MR: It's not easy work, either. That's a lot of pressure as a young person.

LD: It's not easy work. My parents were very against it, so there was a real conflict in my life with my family because they didn't want me to do it. So I was having to hide this other life, and that's heartbreaking in its own way, and I definitely missed a good portion of school life that would have been important for me, I think, on one level. And then when I'd come back--because I'd leave for three months to do a movie and then I'd come back and all the kids would hate me. "You think you're so cool because you just did a movie." Before you open your mouth, you're being, whatever--

MR: Taken down. You know what, everyone has that. No one escapes it.

LD: But then I got tons of work right away, and then there was a huge period of time where I didn't work.

MR: And that's horrible. Was that the darkest night?

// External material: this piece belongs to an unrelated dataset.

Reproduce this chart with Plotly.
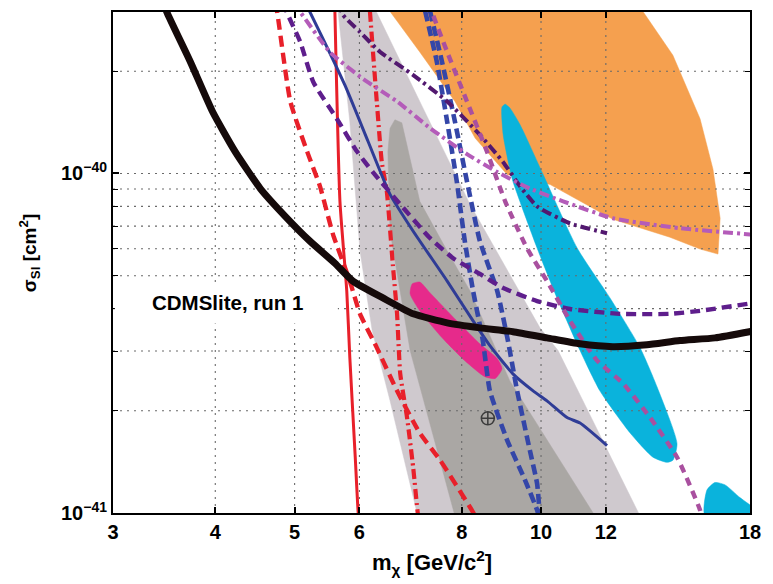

LD: Yeah. I was in school for some time, and that helped, but you have to re-think it all. I always re-think it all. It is cyclical, and that's the gift of having parent actors. You know you're going to work constantly for three years and be very successful and appreciated for what you do, and then not appreciated and no work for two years. Those were the careers I watched growing up.

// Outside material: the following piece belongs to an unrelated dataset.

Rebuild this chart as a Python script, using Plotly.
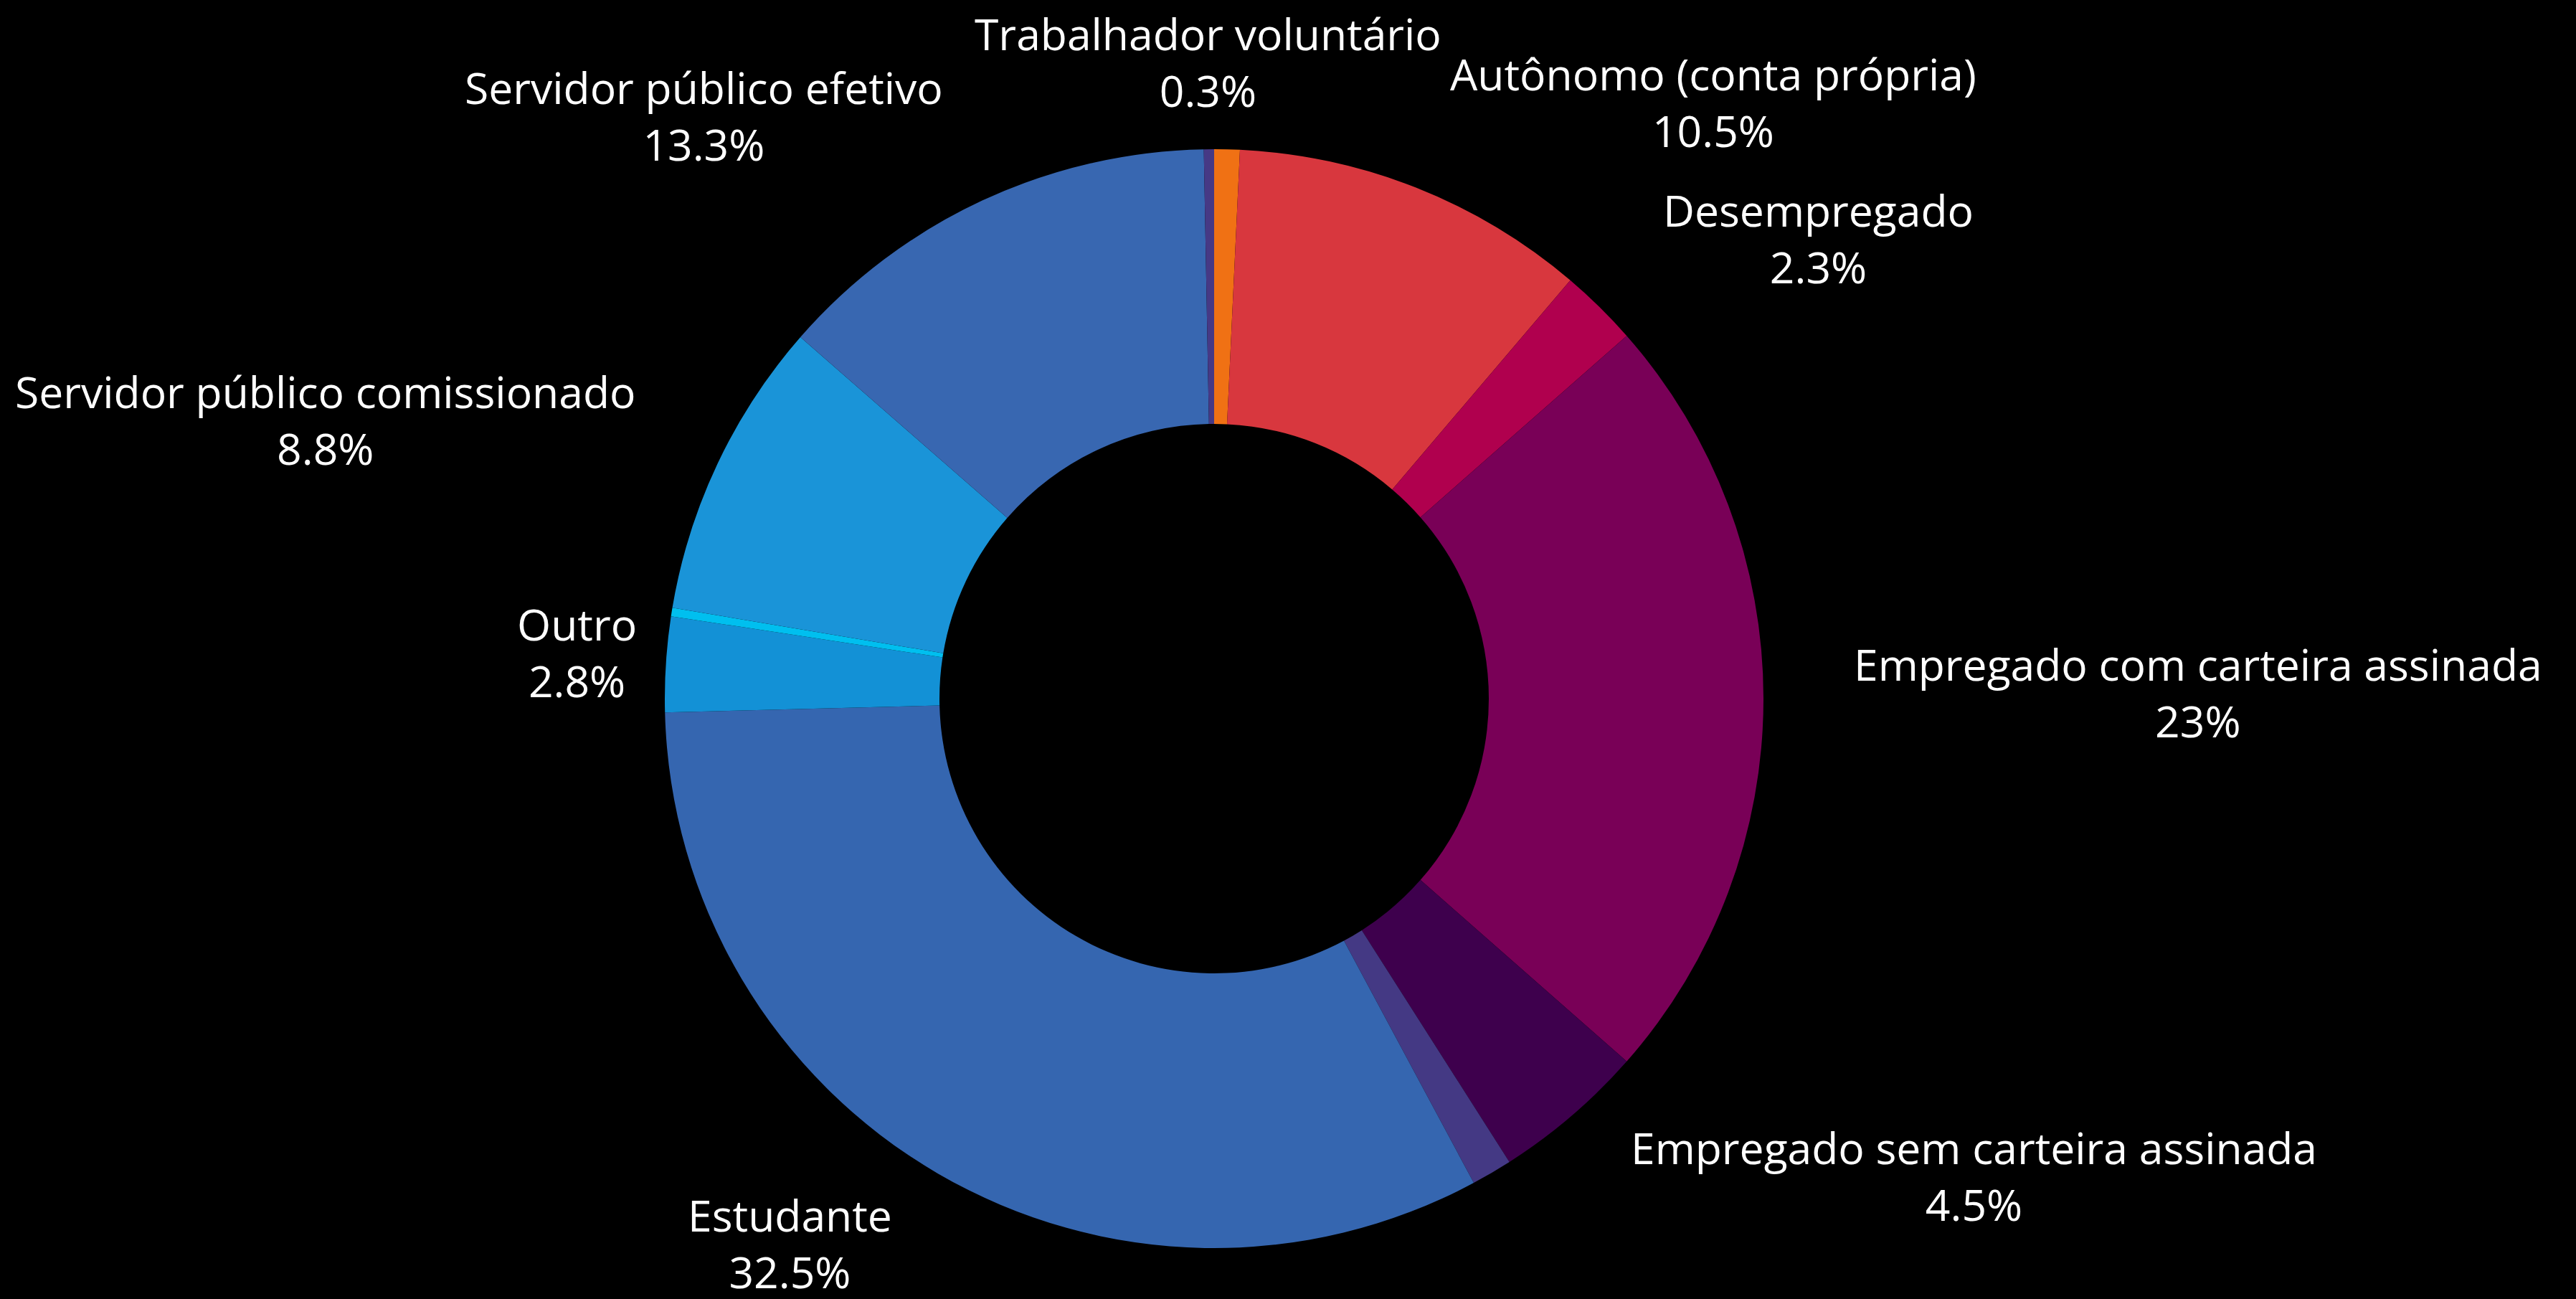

MR: So it doesn't scare you too much? Does it get to you when you're in the drought, so to speak?

LD: Yeah, it scares me less because I don't think it's about me; I think it's about the business. Because every single person I know has gone through that.

MR: Yeah, it's nice, it's nice to know that. And you directed a short film [1994's The Gift]?

LD: Yes, that's right.

MR: Did you like directing?

LD: I loved directing.

MR: Would you want to go back to it? Aren't you looking for something?

LD: Mm-hmm. We both are, right? You have a couple of things you want to direct.

MR: I have one thing that I know I want to do.

LD: Mark, you're such a good director. You directed me a lot in a very subtle and unobtrusive way.

MR: Now, c'mon, I did not direct you.

LD: You did, you did. No, let me say this: By being there for me, by always staying honest--without saying a word, you would intuit when we were on the right road, and that would help give me some guidance, too. It's a really good thing, because you've got your [director], which is everything as an actor, but you've also got your partner whose eyes you're looking into, and they're going to know if you're being truthful or not because you can feel it. And that was amazing. You'll make such a great director. I am terrified of theater, and I have told you that I want you to direct me in a play.

MR: You have to be in theater.

LD: But only if you direct me in a play, because I don't want to do it without you. [Ruffalo scoffs] I'm serious, you think I'm kidding.

MR: I'm going to do it. We're going to do something. Before it's all said and done, you will be on stage and I will be directing or acting with you.